Music in Shakespeare
Shakespeare’s plays are full of music. Lorenzo in the Merchant of Venice calls for music as he and Jessica sit outside: ‘soft stillness and the night Become the touches of sweet harmony’. Jessica’s reaction is, perhaps, unexpected: ‘I am never merry when I hear sweet music’. And, indeed, music is not necessarily associated with merriment in Shakespeare. The song that Duke Orsino (Twelfth Night) calls for to soothe his disturbed heart deals with the melancholy of unrequited love: ‘Come away, come away death’. Desdemona sings the mournful ‘Willow’ song just before she is murdered by Othello.

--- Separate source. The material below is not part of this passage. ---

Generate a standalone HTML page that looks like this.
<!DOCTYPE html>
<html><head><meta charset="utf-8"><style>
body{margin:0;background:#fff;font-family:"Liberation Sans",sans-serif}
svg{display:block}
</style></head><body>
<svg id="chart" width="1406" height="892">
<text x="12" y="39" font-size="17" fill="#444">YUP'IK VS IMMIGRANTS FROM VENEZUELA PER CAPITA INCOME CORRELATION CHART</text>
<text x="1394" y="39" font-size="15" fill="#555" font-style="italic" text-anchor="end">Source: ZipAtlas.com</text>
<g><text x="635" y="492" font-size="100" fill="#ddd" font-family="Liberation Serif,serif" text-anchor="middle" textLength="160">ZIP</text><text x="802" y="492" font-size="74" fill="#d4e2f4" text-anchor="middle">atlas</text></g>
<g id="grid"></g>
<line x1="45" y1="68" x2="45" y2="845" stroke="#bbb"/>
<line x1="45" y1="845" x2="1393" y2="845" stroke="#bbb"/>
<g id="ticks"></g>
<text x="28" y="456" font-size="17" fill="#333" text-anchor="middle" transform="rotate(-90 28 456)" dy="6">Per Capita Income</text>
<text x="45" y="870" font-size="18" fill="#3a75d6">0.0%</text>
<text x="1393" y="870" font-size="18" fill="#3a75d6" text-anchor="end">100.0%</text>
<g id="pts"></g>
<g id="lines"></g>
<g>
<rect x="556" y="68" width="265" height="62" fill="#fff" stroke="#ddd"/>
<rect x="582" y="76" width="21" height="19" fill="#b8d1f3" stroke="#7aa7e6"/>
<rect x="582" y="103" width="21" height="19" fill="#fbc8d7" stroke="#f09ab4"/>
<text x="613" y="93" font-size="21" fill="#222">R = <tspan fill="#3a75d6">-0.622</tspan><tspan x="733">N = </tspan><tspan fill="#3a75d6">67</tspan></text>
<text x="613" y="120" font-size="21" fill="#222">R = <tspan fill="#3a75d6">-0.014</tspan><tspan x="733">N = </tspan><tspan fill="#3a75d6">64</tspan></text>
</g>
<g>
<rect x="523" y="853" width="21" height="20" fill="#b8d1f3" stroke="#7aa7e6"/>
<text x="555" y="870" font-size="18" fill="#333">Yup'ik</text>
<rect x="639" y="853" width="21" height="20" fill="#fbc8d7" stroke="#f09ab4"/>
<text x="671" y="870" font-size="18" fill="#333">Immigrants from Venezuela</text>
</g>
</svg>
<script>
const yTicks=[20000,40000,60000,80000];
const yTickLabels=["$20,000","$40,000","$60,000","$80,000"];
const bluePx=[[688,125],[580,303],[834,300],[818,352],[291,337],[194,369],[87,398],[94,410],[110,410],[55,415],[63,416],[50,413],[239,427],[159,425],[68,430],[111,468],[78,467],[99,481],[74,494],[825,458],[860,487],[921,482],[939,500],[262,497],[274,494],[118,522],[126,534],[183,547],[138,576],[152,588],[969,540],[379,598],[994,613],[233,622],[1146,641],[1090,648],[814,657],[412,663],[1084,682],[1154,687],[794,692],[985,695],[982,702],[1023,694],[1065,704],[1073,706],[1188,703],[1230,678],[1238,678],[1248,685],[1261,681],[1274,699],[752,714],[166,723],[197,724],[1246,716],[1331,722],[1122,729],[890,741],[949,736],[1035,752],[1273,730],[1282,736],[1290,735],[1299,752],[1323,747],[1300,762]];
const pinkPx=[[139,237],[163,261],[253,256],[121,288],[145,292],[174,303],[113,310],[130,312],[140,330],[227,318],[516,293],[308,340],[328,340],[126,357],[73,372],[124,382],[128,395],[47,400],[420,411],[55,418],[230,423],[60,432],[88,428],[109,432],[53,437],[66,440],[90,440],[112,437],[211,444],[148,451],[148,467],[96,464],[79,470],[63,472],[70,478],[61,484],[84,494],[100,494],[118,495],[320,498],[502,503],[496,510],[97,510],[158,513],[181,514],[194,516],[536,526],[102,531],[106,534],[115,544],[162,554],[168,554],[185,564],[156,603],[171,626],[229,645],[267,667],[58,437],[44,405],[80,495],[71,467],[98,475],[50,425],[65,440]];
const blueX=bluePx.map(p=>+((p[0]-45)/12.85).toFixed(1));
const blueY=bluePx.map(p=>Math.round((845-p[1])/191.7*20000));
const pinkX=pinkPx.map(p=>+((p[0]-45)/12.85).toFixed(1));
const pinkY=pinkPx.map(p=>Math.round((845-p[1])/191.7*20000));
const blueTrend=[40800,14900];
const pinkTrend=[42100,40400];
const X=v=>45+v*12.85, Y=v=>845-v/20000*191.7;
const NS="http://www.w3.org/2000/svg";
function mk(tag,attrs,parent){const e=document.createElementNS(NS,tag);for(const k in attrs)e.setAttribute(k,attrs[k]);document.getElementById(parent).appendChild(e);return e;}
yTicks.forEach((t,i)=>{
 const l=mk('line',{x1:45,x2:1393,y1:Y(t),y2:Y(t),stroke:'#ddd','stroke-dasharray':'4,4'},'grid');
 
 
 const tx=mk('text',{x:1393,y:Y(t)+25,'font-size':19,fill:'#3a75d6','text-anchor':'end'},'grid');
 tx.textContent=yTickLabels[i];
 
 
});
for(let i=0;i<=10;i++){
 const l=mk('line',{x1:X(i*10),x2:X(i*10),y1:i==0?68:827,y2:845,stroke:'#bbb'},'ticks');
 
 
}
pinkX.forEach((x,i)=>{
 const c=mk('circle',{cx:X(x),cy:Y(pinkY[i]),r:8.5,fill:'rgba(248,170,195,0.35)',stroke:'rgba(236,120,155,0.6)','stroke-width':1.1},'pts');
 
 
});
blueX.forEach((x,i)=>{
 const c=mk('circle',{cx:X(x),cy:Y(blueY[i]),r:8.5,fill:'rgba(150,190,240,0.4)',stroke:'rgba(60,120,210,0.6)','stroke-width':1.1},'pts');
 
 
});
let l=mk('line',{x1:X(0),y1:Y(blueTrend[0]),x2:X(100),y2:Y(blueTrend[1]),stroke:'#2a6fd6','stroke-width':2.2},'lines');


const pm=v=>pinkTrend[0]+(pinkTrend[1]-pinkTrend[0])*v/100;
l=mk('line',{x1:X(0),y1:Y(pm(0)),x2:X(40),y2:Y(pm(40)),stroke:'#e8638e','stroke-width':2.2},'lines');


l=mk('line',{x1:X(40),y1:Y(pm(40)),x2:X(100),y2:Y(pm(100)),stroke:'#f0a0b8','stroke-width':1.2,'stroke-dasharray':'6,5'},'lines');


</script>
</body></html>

Iago’s drinking song has a glee and energy about it that seems devilish because we know it is part of his plan to bring about Cassio’s downfall. Paulina, about to bring the statue of the apparently dead Hermione to life, cries ‘Music, awake her; strike!’ (The Winter’s Tale’).
The Tempest is arguably the most musical of the plays. Caliban, the ‘salvage and deformed slave’, is lulled and enchanted by the isle by the ‘Sounds and sweet airs, that give delight, and hurt not’. But he only sings himself to join in the drinking songs of his companions from the shipwreck, Trinculo and Stephano. Ariel has mischievous and taunting songs as he goes about his puckish business, as well as the well-known ‘Where the bee sucks, there suck I’. And the masque that Prospero organises in Act IV has its own music.

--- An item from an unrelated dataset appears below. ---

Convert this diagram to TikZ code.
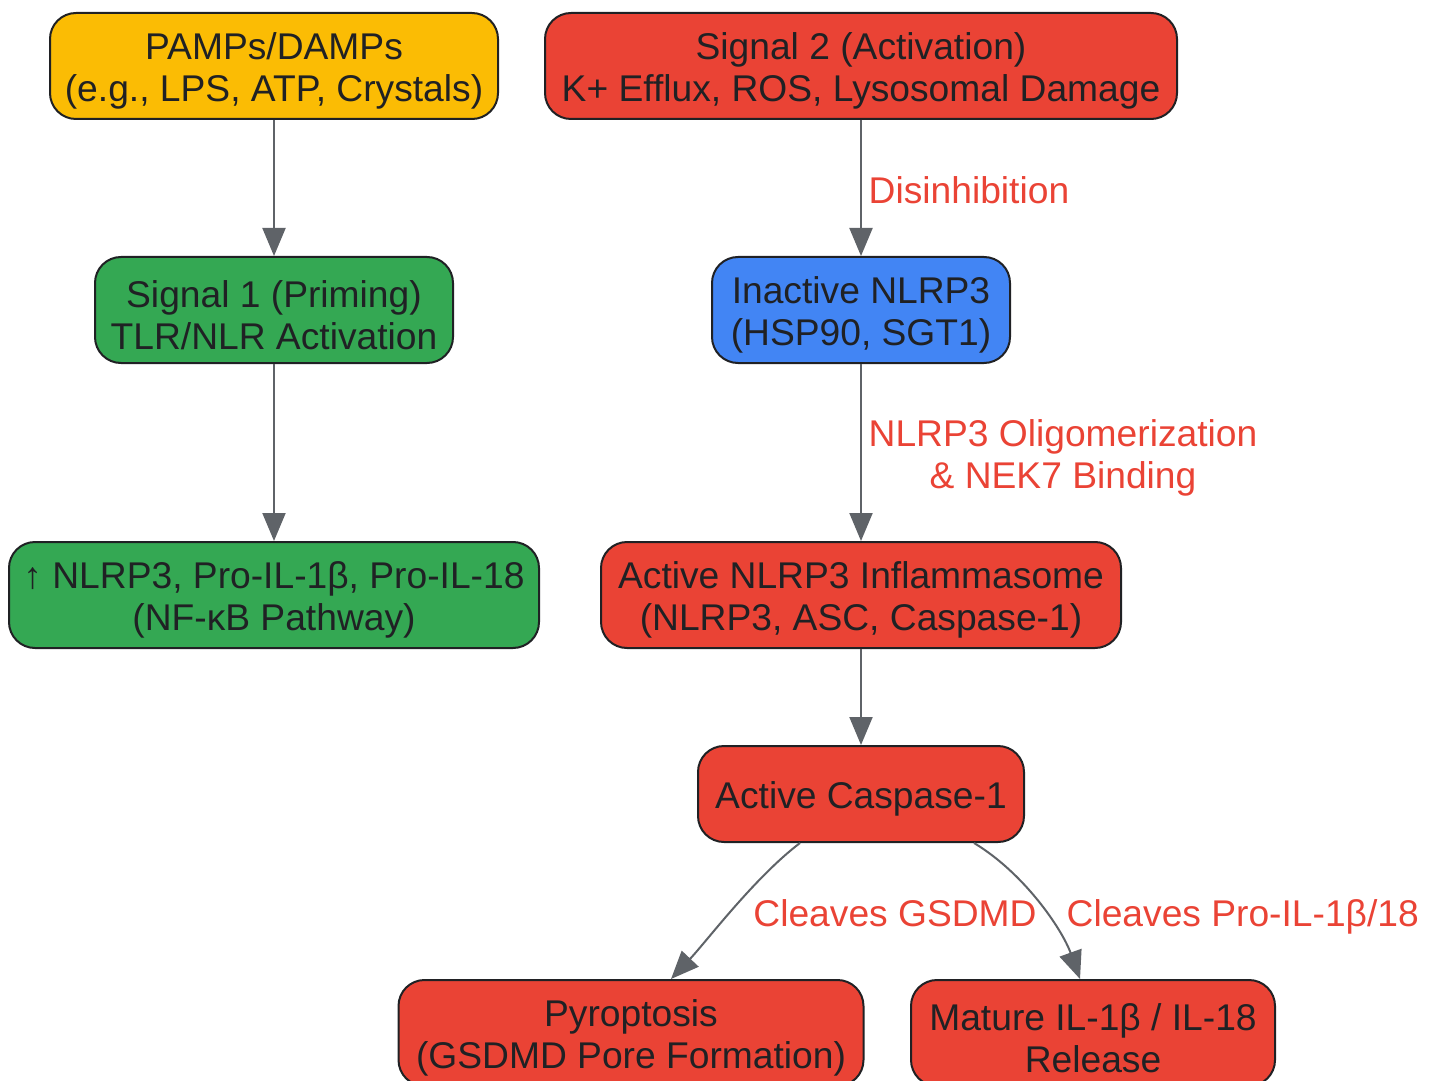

[All quotations are from Arden editions of the plays.]
Shakespeare in Music
Some of the original settings of Shakespeare’s songs have been preserved; for instance, Richard Johnson’s settings of ‘Where the bee sucks’ and ‘Full fadom five’ from The Tempest. But in any case Shakespeare’s lyrics and indeed his plays have provided – and still provide – endless inspiration for composers. Apart from countless settings of the songs, there is incidental music (Arthur Sullivan’s music for The Tempest has a wonderfully graphic overture); music for films of the plays (William Walton’s score for Henry V, for instance); orchestral pieces such as Tchaikovsky’s fantasy-overture Romeo and Juliet, Prokofiev’s ballet Romeo and Juliet, Elgar’s symphonic study Falstaff, Liszt’s symphonic poem Hamlet and Berlioz’s unconventional symphony with voices, Romeo and Juliet; modern musicals such as Kiss me Kate and West Side Story – and of course the operas. Verdi’s wonderful Otello and Falstaff come to mind immediately, but a personal favourite is Berlioz’s Beatrice and Benedict.

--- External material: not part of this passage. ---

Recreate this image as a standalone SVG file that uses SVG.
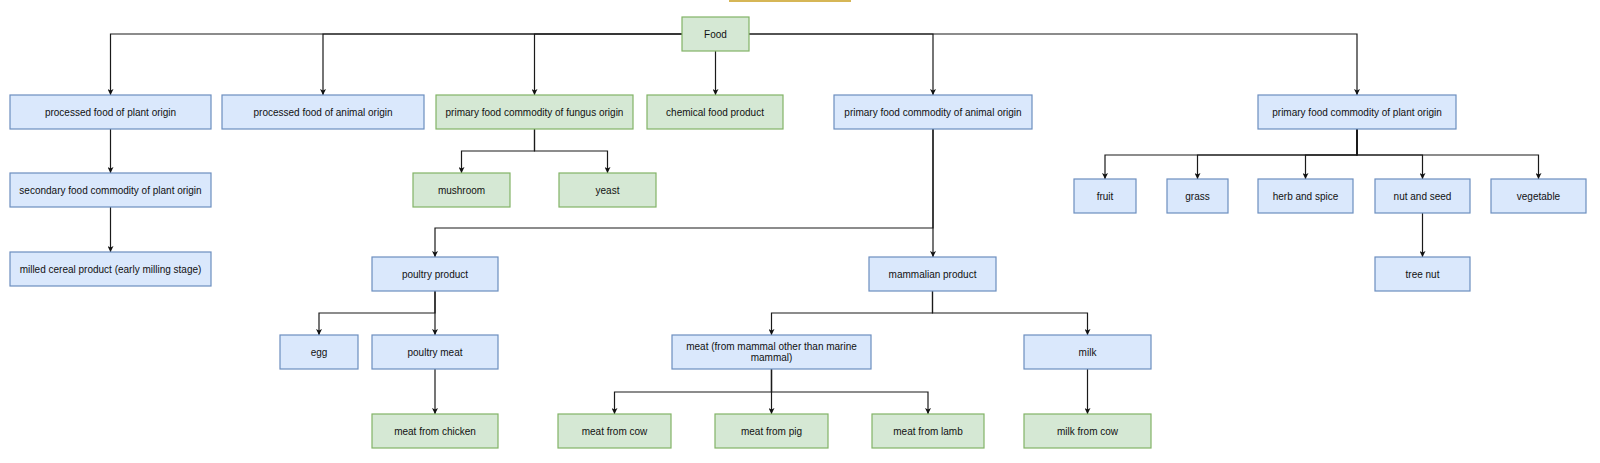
<svg xmlns="http://www.w3.org/2000/svg" width="1600" height="463" viewBox="0 0 1600 463">
<style>
.b{fill:#dae8fc;stroke:#6c8ebf;stroke-width:1.2}
.g{fill:#d5e8d4;stroke:#82b366;stroke-width:1.2}
text{font-family:"Liberation Sans",Arial,sans-serif;font-size:10px;fill:#111;text-anchor:middle}
.e{fill:none;stroke:#1a1a1a;stroke-width:1.2;marker-end:url(#ar)}
</style>
<defs>
<marker id="ar" viewBox="0 0 8 8" refX="8" refY="4" markerWidth="6" markerHeight="6" markerUnits="userSpaceOnUse" orient="auto"><path d="M0,0 L8,4 L0,8 L2,4 Z" fill="#111"/></marker>
</defs>
<rect x="730" y="-30" width="120" height="31" fill="#fff2cc" stroke="#d6b656" stroke-width="2"/>
<g id="connectors">
<path class="e" d="M682,34 H110.5 V95"/>
<path class="e" d="M682,34 H323 V95"/>
<path class="e" d="M682,34 H534.5 V95"/>
<path class="e" d="M715.5,51 V95"/>
<path class="e" d="M749,34 H933 V95"/>
<path class="e" d="M749,34 H1357 V95"/>
<path class="e" d="M110.5,129 V173"/>
<path class="e" d="M110.5,207 V252"/>
<path class="e" d="M534.5,129 V151 H461.5 V173"/>
<path class="e" d="M534.5,129 V151 H607.5 V173"/>
<path class="e" d="M933,129 V228 H435 V257"/>
<path class="e" d="M933,129 V257"/>
<path class="e" d="M435,291 V313 H319 V335"/>
<path class="e" d="M435,291 V335"/>
<path class="e" d="M435,369 V414"/>
<path class="e" d="M932.5,291 V313 H771.5 V335"/>
<path class="e" d="M932.5,291 V313 H1087.5 V335"/>
<path class="e" d="M771.5,369 V392 H614.5 V414"/>
<path class="e" d="M771.5,369 V414"/>
<path class="e" d="M771.5,369 V392 H928 V414"/>
<path class="e" d="M1087.5,369 V414"/>
<path class="e" d="M1357,129 V155 H1105 V179"/>
<path class="e" d="M1357,129 V155 H1197.5 V179"/>
<path class="e" d="M1357,129 V155 H1305.5 V179"/>
<path class="e" d="M1357,129 V155 H1422.5 V179"/>
<path class="e" d="M1357,129 V155 H1538.5 V179"/>
<path class="e" d="M1422.5,213 V257"/>
</g>
<g id="food"><rect class="g" x="682" y="17" width="67" height="34"/><text x="715.5" y="37.5">Food</text></g>
<g id="processed-plant"><rect class="b" x="10" y="95" width="201" height="34"/><text x="110.5" y="115.5">processed food of plant origin</text></g>
<g id="processed-animal"><rect class="b" x="222" y="95" width="202" height="34"/><text x="323" y="115.5">processed food of animal origin</text></g>
<g id="fungus"><rect class="g" x="436" y="95" width="197" height="34"/><text x="534.5" y="115.5">primary food commodity of fungus origin</text></g>
<g id="chemical"><rect class="g" x="647" y="95" width="136" height="34"/><text x="715" y="115.5">chemical food product</text></g>
<g id="animal-origin"><rect class="b" x="834" y="95" width="198" height="34"/><text x="933" y="115.5">primary food commodity of animal origin</text></g>
<g id="plant-origin"><rect class="b" x="1258" y="95" width="198" height="34"/><text x="1357" y="115.5">primary food commodity of plant origin</text></g>
<g id="secondary"><rect class="b" x="10" y="173" width="201" height="34"/><text x="110.5" y="193.5">secondary food commodity of plant origin</text></g>
<g id="milled"><rect class="b" x="10" y="252" width="201" height="34"/><text x="110.5" y="272.5">milled cereal product (early milling stage)</text></g>
<g id="mushroom"><rect class="g" x="413" y="173" width="97" height="34"/><text x="461.5" y="193.5">mushroom</text></g>
<g id="yeast"><rect class="g" x="559" y="173" width="97" height="34"/><text x="607.5" y="193.5">yeast</text></g>
<g id="fruit"><rect class="b" x="1074" y="179" width="62" height="34"/><text x="1105" y="199.5">fruit</text></g>
<g id="grass"><rect class="b" x="1167" y="179" width="61" height="34"/><text x="1197.5" y="199.5">grass</text></g>
<g id="herb"><rect class="b" x="1258" y="179" width="95" height="34"/><text x="1305.5" y="199.5">herb and spice</text></g>
<g id="nut"><rect class="b" x="1375" y="179" width="95" height="34"/><text x="1422.5" y="199.5">nut and seed</text></g>
<g id="vegetable"><rect class="b" x="1491" y="179" width="95" height="34"/><text x="1538.5" y="199.5">vegetable</text></g>
<g id="tree-nut"><rect class="b" x="1375" y="257" width="95" height="34"/><text x="1422.5" y="277.5">tree nut</text></g>
<g id="poultry-product"><rect class="b" x="372" y="257" width="126" height="34"/><text x="435" y="277.5">poultry product</text></g>
<g id="mammalian"><rect class="b" x="869" y="257" width="127" height="34"/><text x="932.5" y="277.5">mammalian product</text></g>
<g id="egg"><rect class="b" x="280" y="335" width="78" height="34"/><text x="319" y="355.5">egg</text></g>
<g id="poultry-meat"><rect class="b" x="372" y="335" width="126" height="34"/><text x="435" y="355.5">poultry meat</text></g>
<g id="meat-mammal"><rect class="b" x="672" y="335" width="199" height="34"/><text x="771.5" y="349.5">meat (from mammal other than marine</text><text x="771.5" y="361">mammal)</text></g>
<g id="milk"><rect class="b" x="1024" y="335" width="127" height="34"/><text x="1087.5" y="355.5">milk</text></g>
<g id="chicken"><rect class="g" x="372" y="414" width="126" height="34"/><text x="435" y="434.5">meat from chicken</text></g>
<g id="cow"><rect class="g" x="558" y="414" width="113" height="34"/><text x="614.5" y="434.5">meat from cow</text></g>
<g id="pig"><rect class="g" x="715" y="414" width="113" height="34"/><text x="771.5" y="434.5">meat from pig</text></g>
<g id="lamb"><rect class="g" x="872" y="414" width="112" height="34"/><text x="928" y="434.5">meat from lamb</text></g>
<g id="milk-cow"><rect class="g" x="1024" y="414" width="127" height="34"/><text x="1087.5" y="434.5">milk from cow</text></g>
</svg>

At their concert on Saturday, 11 July 2016, the Southport Bach Choir will be marking the 400th anniversary of Shakespeare’s death by singing several settings of his words. Vaughan Williams’s Serenade, his setting of the words from The Merchant of Venice (referred to above) is probably his best-known Shakespearian piece, but we shall be performing his lesser known Three Shakespeare Songs. Only one of these, ‘Full fathom five’, is actually marked as a song in Shakespeare. The words of the second piece, ‘The cloud-capp’d towers’, are taken from Prospero’s famous speech as he dismisses the spirits of the masque; ‘Our revels now are ended’. The third song sets words spoken by a stray fairy in ‘A Midsummer Night’s Dream’: ‘Over hill, over dale’.
Last year the choir included in its 50th anniversary concert a specially commissioned piece by Will Todd, ‘It was a lover and his lass’. We are glad to have another opportunity of singing such a delightful piece again this summer, and will be pairing and contrasting it with Thomas Morley’s setting (1600) of the same words. Rather more unusually, the Swedish composer, Nils Lindberg, has set a Shakespeare sonnet, ‘Shall I compare thee to a summer’s day?’ as part of his Garland of Elisabethan Poetry – an appropriate song to include in the choir’s summer concert. Finally, turning to one of the modern re-workings of Shakespeare, the concert will include one of the movements from Leonard Bernstein’s West Side Story choral suite.